⟨
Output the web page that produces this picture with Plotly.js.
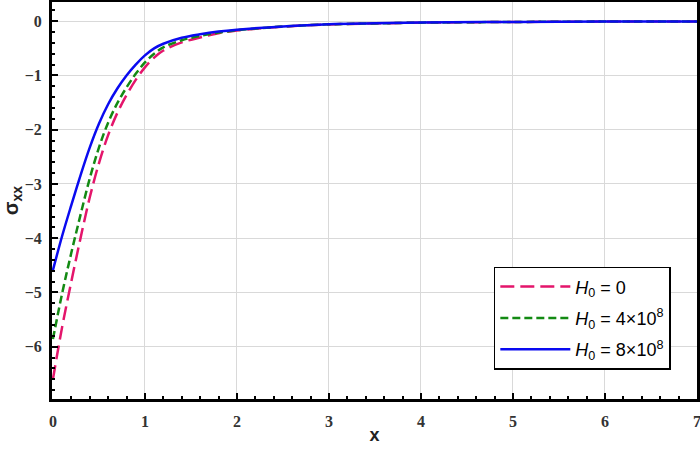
<!DOCTYPE html>
<html>
<head>
<meta charset="utf-8">
<script src="https://cdn.plot.ly/plotly-3.0.1.min.js"></script>
<style>
  html, body { margin: 0; padding: 0; background: #fff; }
  #mainPlot { width: 700px; height: 453px; }
  /* the y tick labels kept coming out sans, so force the serif face here */
  #mainPlot .xtick text, #mainPlot .ytick text {
    font-family: "Liberation Serif", serif !important;
    font-weight: bold !important;
    font-size: 16px !important;
  }
</style>
</head>
<body>
<div id="mainPlot"></div>
<script>
// x positions
const xVals = [0, 0.1, 0.2, 0.3, 0.4, 0.5, 0.6, 0.7, 0.8, 0.9, 1.0, 1.1,
  1.2, 1.4, 1.6, 1.8, 2.0, 2.5, 3.0, 3.5, 4.0, 5.0, 6.0, 7.0];

// sigma_xx for each H0
const sigmaH0 = [-6.6, -5.64, -4.8, -4.0, -3.25, -2.62, -2.1, -1.69, -1.36, -1.08, -0.85, -0.67,
  -0.54, -0.39, -0.3, -0.22, -0.17, -0.1, -0.058, -0.04, -0.026, -0.013, -0.006, -0.003];
const sigmaH4 = [-5.86, -5.02, -4.27, -3.57, -2.9, -2.33, -1.87, -1.51, -1.22, -0.97, -0.76, -0.6,
  -0.48, -0.35, -0.27, -0.21, -0.165, -0.098, -0.057, -0.04, -0.026, -0.013, -0.006, -0.003];
const sigmaH8 = [-4.59, -3.96, -3.39, -2.84, -2.33, -1.89, -1.53, -1.24, -1.0, -0.8, -0.63, -0.5,
  -0.415, -0.305, -0.24, -0.19, -0.155, -0.095, -0.055, -0.039, -0.025, -0.012, -0.006, -0.003];

const seriesNames = ['<i>H</i><sub>0</sub> = 0',
  '<i>H</i><sub>0</sub> = 4×10<sup>8</sup>',
  '<i>H</i><sub>0</sub> = 8×10<sup>8</sup>'];

const xRange = [-0.01, 7.0];
const yRange = [-6.965, 0.355];

let data = [
  {x: xVals, y: sigmaH0, name: seriesNames[0], legendgroup: 'a', type: 'scatter', mode: 'lines',
    line: {color: '#e4156b', width: 2.5, dash: '14px,6px', shape: 'spline', smoothing: 1}},
  {x: xVals, y: sigmaH4, name: seriesNames[1], legendgroup: 'b', type: 'scatter', mode: 'lines',
    line: {color: '#138a13', width: 2.5, dash: '8px,4px', shape: 'spline', smoothing: 1}},
  {x: xVals, y: sigmaH8, name: seriesNames[2], legendgroup: 'c', type: 'scatter', mode: 'lines',
    line: {color: '#0a0af0', width: 2.5, shape: 'spline', smoothing: 1}},
  // carries the overlay axes that draw the minor ticks
  {x: xVals, y: sigmaH8, xaxis: 'x2', yaxis: 'y2', type: 'scatter', mode: 'lines',
    line: {color: 'rgba(0,0,0,0)', width: 0}, showlegend: false, hoverinfo: 'skip'}
];

let layout = {
  width: 700,
  height: 453,
  margin: {l: 52, r: 3, t: 2, b: 54},
  paper_bgcolor: '#fff',
  plot_bgcolor: '#fff',
  font: {family: 'Liberation Serif', size: 16, color: '#333', weight: 'bold'},
  showlegend: true,
  legend: {
    x: 0.685, y: 0.333, xanchor: 'left', yanchor: 'top',
    bgcolor: '#fff', bordercolor: '#000', borderwidth: 1.5,
    font: {family: 'Liberation Sans', size: 18, color: '#000', weight: 'normal'},
    itemwidth: 70, tracegroupgap: 5
  },
  xaxis: {
    range: xRange, dtick: 1, tick0: 0,
    showline: true, linewidth: 3, linecolor: '#000', mirror: true,
    ticks: 'inside', ticklen: 6, tickwidth: 2, tickcolor: '#000',
    showgrid: true, gridcolor: '#d9d9d9', gridwidth: 1, zeroline: false,
    ticklabeloverflow: 'allow', ticklabelstandoff: 6,
    tickfont: {family: 'Liberation Serif', size: 16, color: '#333', weight: 'bold'},
    title: {text: '<b>x</b>', font: {family: 'Liberation Sans', size: 18, color: '#222'}, standoff: 0}
  },
  yaxis: {
    range: yRange, dtick: 1, tick0: 0,
    showline: true, linewidth: 3, linecolor: '#000', mirror: true,
    ticks: 'inside', ticklen: 6, tickwidth: 2, tickcolor: '#000',
    showgrid: true, gridcolor: '#d9d9d9', gridwidth: 1, zeroline: false,
    ticklabeloverflow: 'allow', ticklabelstandoff: 4,
    tickfont: {family: 'Liberation Serif', size: 16, color: '#333', weight: 'bold'},
    title: {text: '<b>σ<sub>xx</sub></b>', font: {family: 'Liberation Sans', size: 20, color: '#222'}, standoff: 6}
  },
  xaxis2: {
    overlaying: 'x', anchor: 'y', side: 'bottom', range: xRange, dtick: 0.2, tick0: 0,
    ticks: 'inside', ticklen: 3, tickwidth: 1.5, tickcolor: '#000',
    showticklabels: false, showgrid: false, zeroline: false, showline: false
  },
  yaxis2: {
    overlaying: 'y', anchor: 'x', side: 'left', range: yRange, dtick: 0.2, tick0: 0,
    ticks: 'inside', ticklen: 3, tickwidth: 1.5, tickcolor: '#000',
    showticklabels: false, showgrid: false, zeroline: false, showline: false
  }
};

Plotly.newPlot('mainPlot', data, layout, {displayModeBar: false}).then(function (gd) {
  // set the face inline as well, in case the stylesheet rule is not picked up
  gd.querySelectorAll('.ytick text, .xtick text').forEach(function (t) {
    t.style.fontFamily = '"Liberation Serif", serif';
    t.style.fontWeight = 'bold';
    t.style.fontSize = '16px';
  });
});
</script>
</body>
</html>
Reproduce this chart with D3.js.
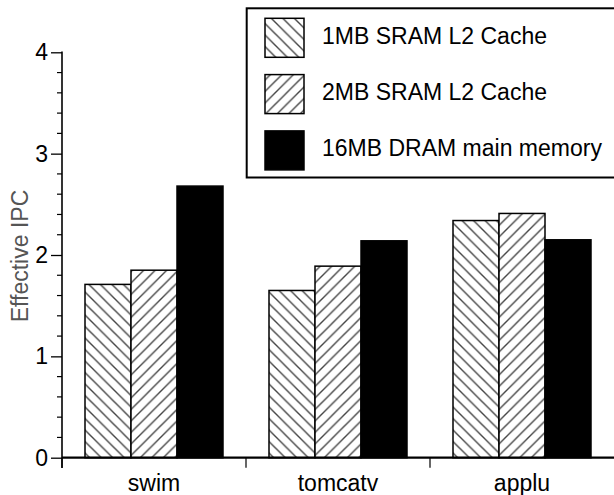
<!DOCTYPE html>
<html><head><meta charset="utf-8">
<script src="https://cdn.jsdelivr.net/npm/d3@7"></script>
<style>body{margin:0;background:#fff}svg{display:block}text{font-family:"Liberation Sans",Arial,sans-serif}</style>
</head><body>
<script>
const categories = ["swim", "tomcatv", "applu"];
const seriesNames = ["1MB SRAM L2 Cache", "2MB SRAM L2 Cache", "16MB DRAM main memory"];
const sram1MB = [1.71, 1.65, 2.34];
const sram2MB = [1.85, 1.89, 2.41];
const dram16MB = [2.68, 2.14, 2.15];
const yTicks = [0, 1, 2, 3, 4];
const yLabel = "Effective IPC";

const W = 614, H = 495;
const svg = d3.select("body").append("svg").attr("width", W).attr("height", H);
const defs = svg.append("defs");
function hatch(id, dir) {
  const s = 11.5;
  const p = defs.append("pattern").attr("id", id).attr("patternUnits", "userSpaceOnUse")
    .attr("width", s).attr("height", s);
  p.append("rect").attr("width", s).attr("height", s).attr("fill", "#fff");
  const segs = dir === "back"
    ? [[0,0,s,s],[-s/2,s/2,s/2,s*1.5],[s/2,-s/2,s*1.5,s/2]]
    : [[0,s,s,0],[-s/2,s/2,s/2,-s/2],[s/2,s*1.5,s*1.5,s/2]];
  segs.forEach(d => p.append("line").attr("x1", d[0]).attr("y1", d[1]).attr("x2", d[2]).attr("y2", d[3])
    .attr("stroke", "#444").attr("stroke-width", 1.4));
}
hatch("hBack", "back");
hatch("hFwd", "fwd");
const fills = ["url(#hBack)", "url(#hFwd)", "#000"];
const seriesData = [sram1MB, sram2MB, dram16MB];

const x0 = d3.scaleBand().domain(categories).range([62, 614]).padding(0);
const x1 = d3.scaleBand().domain(d3.range(3)).range([0, x0.bandwidth()]).paddingInner(0).paddingOuter(0.5);
const y = d3.scaleLinear().domain([0, 4]).range([457.7, 52.3]);

// bars
categories.forEach((c, ci) => {
  seriesData.forEach((arr, si) => {
    svg.append("rect")
      .attr("x", x0(c) + x1(si))
      .attr("y", y(arr[ci]))
      .attr("width", x1.bandwidth())
      .attr("height", y(0) - y(arr[ci]))
      .attr("fill", fills[si])
      .attr("stroke", "#000").attr("stroke-width", 1.5);
  });
});

// y axis
const yAxisG = svg.append("g").attr("transform", "translate(62,0)");
const minor = d3.range(0, 4.001, 0.2).filter(v => Math.abs(v - Math.round(v)) > 1e-6);
yAxisG.selectAll("line.minor").data(minor).join("line")
  .attr("x1", -5).attr("x2", 0).attr("y1", d => y(d)).attr("y2", d => y(d))
  .attr("stroke", "#000").attr("stroke-width", 1.2);
const yAxis = d3.axisLeft(y).tickValues(yTicks).tickFormat(d3.format("d")).tickSize(11).tickPadding(3);
yAxisG.call(yAxis);
yAxisG.select(".domain").remove();
yAxisG.selectAll(".tick line").attr("stroke-width", 1.3);
yAxisG.selectAll(".tick text").attr("font-size", 23).attr("fill", "#000")
  .attr("font-family", '"Liberation Sans",Arial,sans-serif');
yAxisG.append("line").attr("x1", 0).attr("x2", 0).attr("y1", y(4) - 0.7).attr("y2", 468)
  .attr("stroke", "#000").attr("stroke-width", 1.6);

// x axis
const xAxisG = svg.append("g").attr("transform", `translate(0,${y(0)})`);
xAxisG.append("line").attr("x1", 62).attr("x2", 614).attr("stroke", "#000").attr("stroke-width", 2.2);
xAxisG.selectAll("line.xt").data(categories).join("line")
  .attr("x1", d => x0(d)).attr("x2", d => x0(d)).attr("y1", 0).attr("y2", 10)
  .attr("stroke", "#000").attr("stroke-width", 1.2);
xAxisG.selectAll("text.xl").data(categories).join("text")
  .attr("x", d => x0(d) + x0.bandwidth() / 2).attr("y", 33.5)
  .attr("text-anchor", "middle").attr("font-size", 23).attr("fill", "#000").text(d => d);

// y label
svg.append("text").attr("transform", "translate(28,256) rotate(-90)")
  .attr("text-anchor", "middle").attr("font-size", 23).attr("fill", "#555").text(yLabel);

// legend
const lg = svg.append("g");
lg.append("rect").attr("x", 246.7).attr("y", 8.3).attr("width", 380).attr("height", 169.2)
  .attr("fill", "#fff").attr("stroke", "#000").attr("stroke-width", 2);
seriesNames.forEach((n, i) => {
  const yy = 18.3 + i * 56.3;
  lg.append("rect").attr("x", 265).attr("y", yy).attr("width", 39).attr("height", 39)
    .attr("fill", fills[i]).attr("stroke", "#000").attr("stroke-width", 1.5);
  lg.append("text").attr("x", 322).attr("y", yy + 25.5).attr("font-size", 23).attr("fill", "#000").text(n);
});
</script>
</body></html>
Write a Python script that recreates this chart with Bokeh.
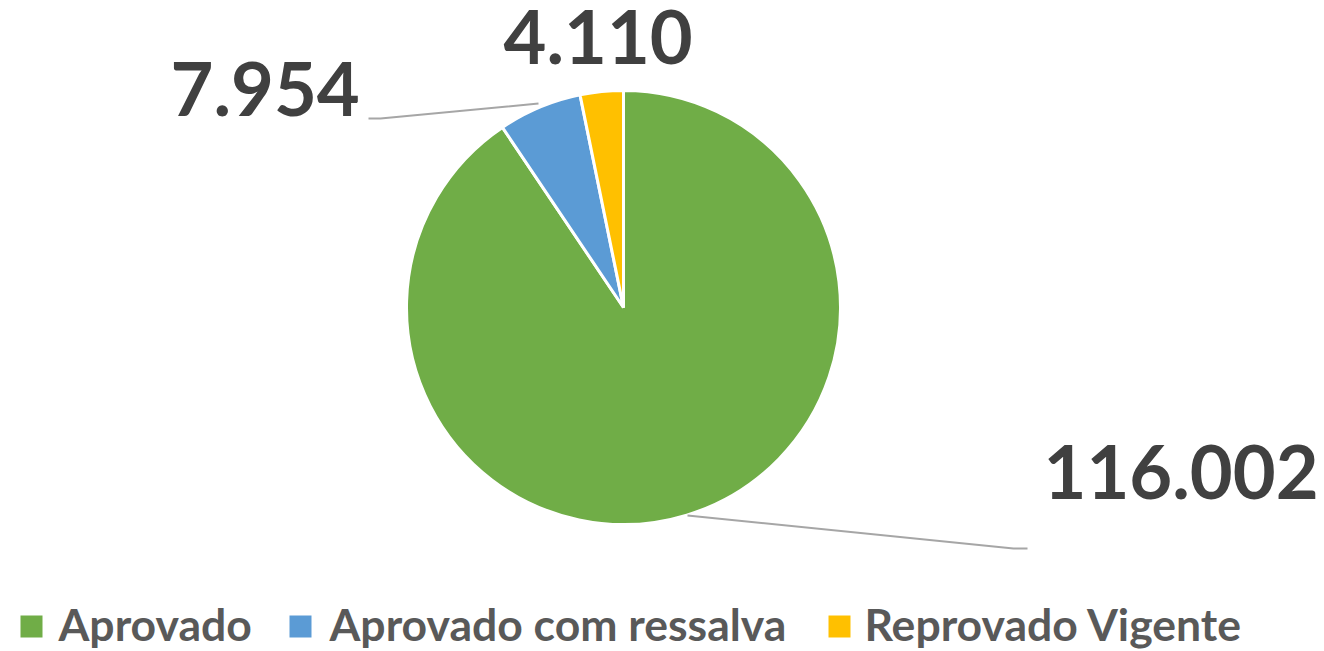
import numpy as np
from bokeh.plotting import figure
from bokeh.models import Range1d
from bokeh.core.properties import value
from bokeh.embed import file_html
from bokeh.resources import INLINE

categories = ["Aprovado", "Aprovado com ressalva", "Reprovado Vigente"]
values = [116002, 7954, 4110]
labels = ["116.002", "7.954", "4.110"]
colors = ["#70AD47", "#5B9BD5", "#FFC000"]

W, H = 1324, 651
p = figure(width=W, height=H, output_backend="svg", toolbar_location=None,
           x_range=Range1d(0, W), y_range=Range1d(0, H), min_border=0)
p.axis.visible = False
p.grid.visible = False
p.outline_line_color = None
p.background_fill_color = "white"
p.border_fill_color = "white"

def sx(x):  # screen px -> data
    return x
def sy(y):
    return H - y

cx, cy, r = sx(623), sy(307), 217
vals = np.array(values, dtype=float)
frac = vals / vals.sum()
cum = np.concatenate([[0], np.cumsum(frac)])
start = np.pi / 2 - 2 * np.pi * cum[:-1]
end = np.pi / 2 - 2 * np.pi * cum[1:]
p.wedge(x=cx, y=cy, radius=r, start_angle=end, end_angle=start,
        fill_color=colors, line_color="white", line_width=3)

font = value("Lato")

# leader lines
p.line([sx(687), sx(1013), sx(1027)], [sy(515), sy(548), sy(548)], line_color="#A6A6A6", line_width=2)
p.line([sx(538), sx(380), sx(368)], [sy(103), sy(118), sy(118)], line_color="#A6A6A6", line_width=2)

# data labels
lx = [sx(1043), sx(170), sx(503)]
ly = [sy(471), sy(88), sy(36)]
p.text(x=lx, y=ly, text=labels, text_font=font, text_font_style="bold",
       text_font_size="74px", text_color="#404040", text_baseline="alphabetic", text_align="left")

# legend
sq_x = [sx(31), sx(300), sx(839)]
tx = [sx(58), sx(329), sx(864)]
p.rect(x=sq_x, y=sy(626), width=22, height=22, fill_color=colors, line_color=None)
p.text(x=tx, y=sy(623), text=categories, text_font=font, text_font_style="bold",
       text_font_size="44.5px", text_color="#595959", text_baseline="alphabetic", text_align="left")

html = file_html(p, INLINE)
html = html.replace("<head>", "<head><style>html,body{margin:0;padding:0;overflow:hidden}</style>", 1)
open("out.html", "w").write(html)
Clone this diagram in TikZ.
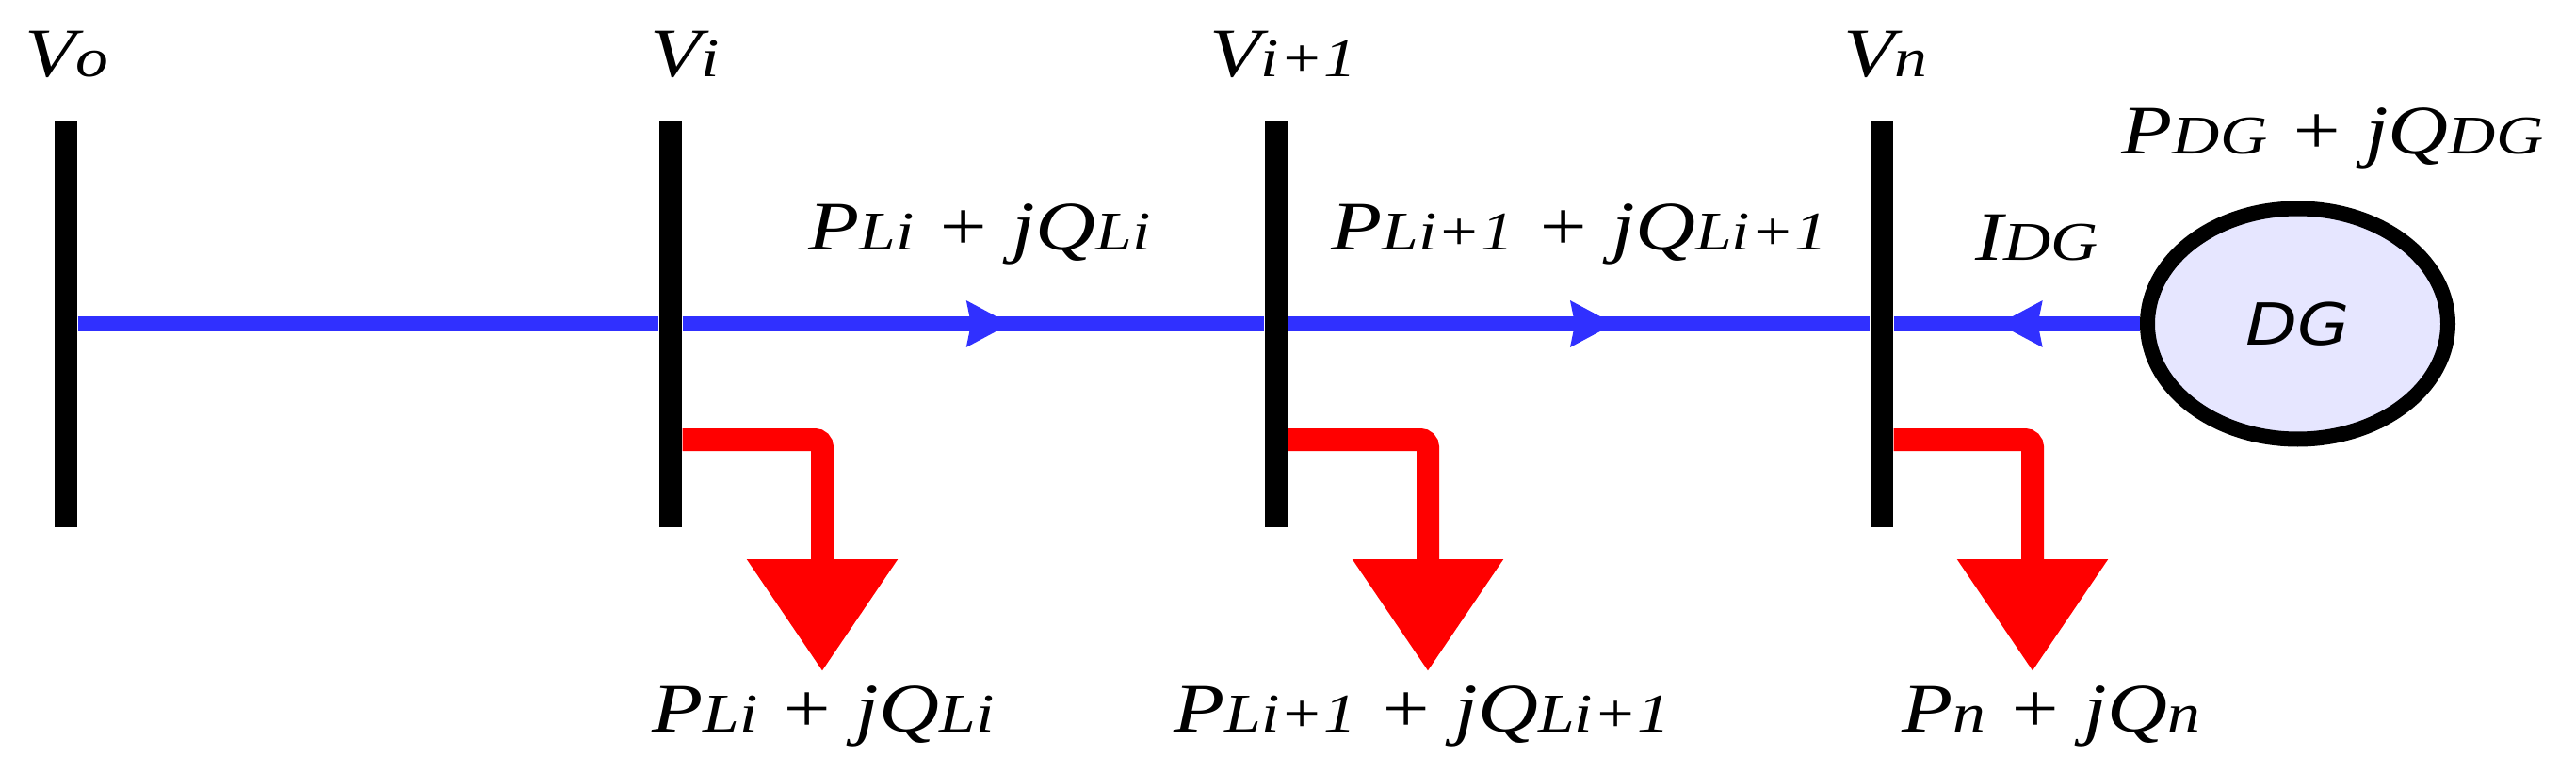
\documentclass[tikz,border=0pt]{standalone}
\usepackage{fontspec}
\usepackage{xcolor}
\usepackage{tikz}
\usetikzlibrary{shapes.geometric, arrows.meta, decorations.markings}
\newfontfamily\lblfont[FakeStretch=1.2]{Liberation Serif}
\newfontfamily\dgfont[FakeStretch=1.16]{DejaVu Sans}
\newcommand{\low}[1]{{\fontsize{16.5}{18}\selectfont #1}}
\definecolor{feederblue}{HTML}{3030FF}
\definecolor{dgfill}{HTML}{E6E6FF}
\tikzset{
  busbar/.style={rectangle, fill=black, minimum width=0.24cm, minimum height=4.32cm, inner sep=0pt},
  feeder/.style={draw=feederblue, line width=0.16cm},
  flow/.style={feeder, postaction={decorate}, decoration={markings, mark=at position #1 with {\arrow[feederblue]{Stealth[length=0.46cm, width=0.47cm, inset=0.04cm]}}}},
  loadline/.style={-{Triangle[length=1.19cm, width=1.54cm]}, red, line width=0.24cm, rounded corners=0.08cm},
  gen/.style={ellipse, draw=black, fill=dgfill, line width=0.16cm, minimum width=3.19cm, minimum height=2.45cm, inner sep=0pt},
  lbl/.style={anchor=base west, inner sep=0pt, font=\lblfont\itshape\fontsize{21}{24}\selectfont},
}
\begin{document}
\begin{tikzpicture}
    \useasboundingbox (0,0) rectangle (27.35,8.19);
    % buses
    \node[busbar] (bus0) at (0.70,4.75) {};
    \node[busbar] (bus1) at (7.12,4.75) {};
    \node[busbar] (bus2) at (13.55,4.75) {};
    \node[busbar] (bus3) at (19.98,4.75) {};
    \node[gen] (dg) at (24.395,4.75) {\dgfont\itshape\fontsize{17.5}{20}\selectfont DG};
    % line
    \draw[feeder] (bus0) -- (bus1);
    \draw[flow=0.564] (bus1) -- (bus2);
    \draw[flow=0.561] (bus2) -- (bus3);
    \draw[flow=0.576] (dg) -- (bus3);
    % loads
    \coordinate (tap1) at (bus1.east |- 0,3.52);
    \coordinate (tap2) at (bus2.east |- 0,3.52);
    \coordinate (tap3) at (bus3.east |- 0,3.52);
    \coordinate (load1) at (8.73,1.06);
    \coordinate (load2) at (15.16,1.06);
    \coordinate (load3) at (21.58,1.06);
    \draw[loadline] (tap1) -| (load1);
    \draw[loadline] (tap2) -| (load2);
    \draw[loadline] (tap3) -| (load3);
    % labels
    \node[lbl] (v0) at (0.26,7.37) {V\low{o}};
    \node[lbl] (v1) at (6.90,7.37) {V\low{i}};
    \node[lbl] (v2) at (12.84,7.37) {V\low{i+1}};
    \node[lbl] (v3) at (19.57,7.37) {V\low{n}};
    \node[lbl] (sdg) at (22.52,6.56) {P\low{DG} + jQ\low{DG}};
    \node[lbl] (idg) at (20.97,5.43) {I\low{DG}};
    \node[lbl] (s1) at (8.58,5.54) {P\low{Li} + jQ\low{Li}};
    \node[lbl] (s2) at (14.13,5.54) {P\low{Li+1} + jQ\low{Li+1}};
    \node[lbl] (l1) at (6.92,0.42) {P\low{Li} + jQ\low{Li}};
    \node[lbl] (l2) at (12.46,0.42) {P\low{Li+1} + jQ\low{Li+1}};
    \node[lbl] (l3) at (20.19,0.42) {P\low{n} + jQ\low{n}};
  \end{tikzpicture}
\end{document}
⟩
Skip the pictures. Restate exactly the lines from the start of the entries through the line containing "const yRange = [-6.965, 0.355];", both ends included.

## WRITTEN RESPONSE
Output the web page that produces this picture with Plotly.js.
<!DOCTYPE html>
<html>
<head>
<meta charset="utf-8">
<script src="https://cdn.plot.ly/plotly-3.0.1.min.js"></script>
<style>
  html, body { margin: 0; padding: 0; background: #fff; }
  #mainPlot { width: 700px; height: 453px; }
  /* the y tick labels kept coming out sans, so force the serif face here */
  #mainPlot .xtick text, #mainPlot .ytick text {
    font-family: "Liberation Serif", serif !important;
    font-weight: bold !important;
    font-size: 16px !important;
  }
</style>
</head>
<body>
<div id="mainPlot"></div>
<script>
// x positions
const xVals = [0, 0.1, 0.2, 0.3, 0.4, 0.5, 0.6, 0.7, 0.8, 0.9, 1.0, 1.1,
  1.2, 1.4, 1.6, 1.8, 2.0, 2.5, 3.0, 3.5, 4.0, 5.0, 6.0, 7.0];

// sigma_xx for each H0
const sigmaH0 = [-6.6, -5.64, -4.8, -4.0, -3.25, -2.62, -2.1, -1.69, -1.36, -1.08, -0.85, -0.67,
  -0.54, -0.39, -0.3, -0.22, -0.17, -0.1, -0.058, -0.04, -0.026, -0.013, -0.006, -0.003];
const sigmaH4 = [-5.86, -5.02, -4.27, -3.57, -2.9, -2.33, -1.87, -1.51, -1.22, -0.97, -0.76, -0.6,
  -0.48, -0.35, -0.27, -0.21, -0.165, -0.098, -0.057, -0.04, -0.026, -0.013, -0.006, -0.003];
const sigmaH8 = [-4.59, -3.96, -3.39, -2.84, -2.33, -1.89, -1.53, -1.24, -1.0, -0.8, -0.63, -0.5,
  -0.415, -0.305, -0.24, -0.19, -0.155, -0.095, -0.055, -0.039, -0.025, -0.012, -0.006, -0.003];

const seriesNames = ['<i>H</i><sub>0</sub> = 0',
  '<i>H</i><sub>0</sub> = 4×10<sup>8</sup>',
  '<i>H</i><sub>0</sub> = 8×10<sup>8</sup>'];

const xRange = [-0.01, 7.0];
const yRange = [-6.965, 0.355];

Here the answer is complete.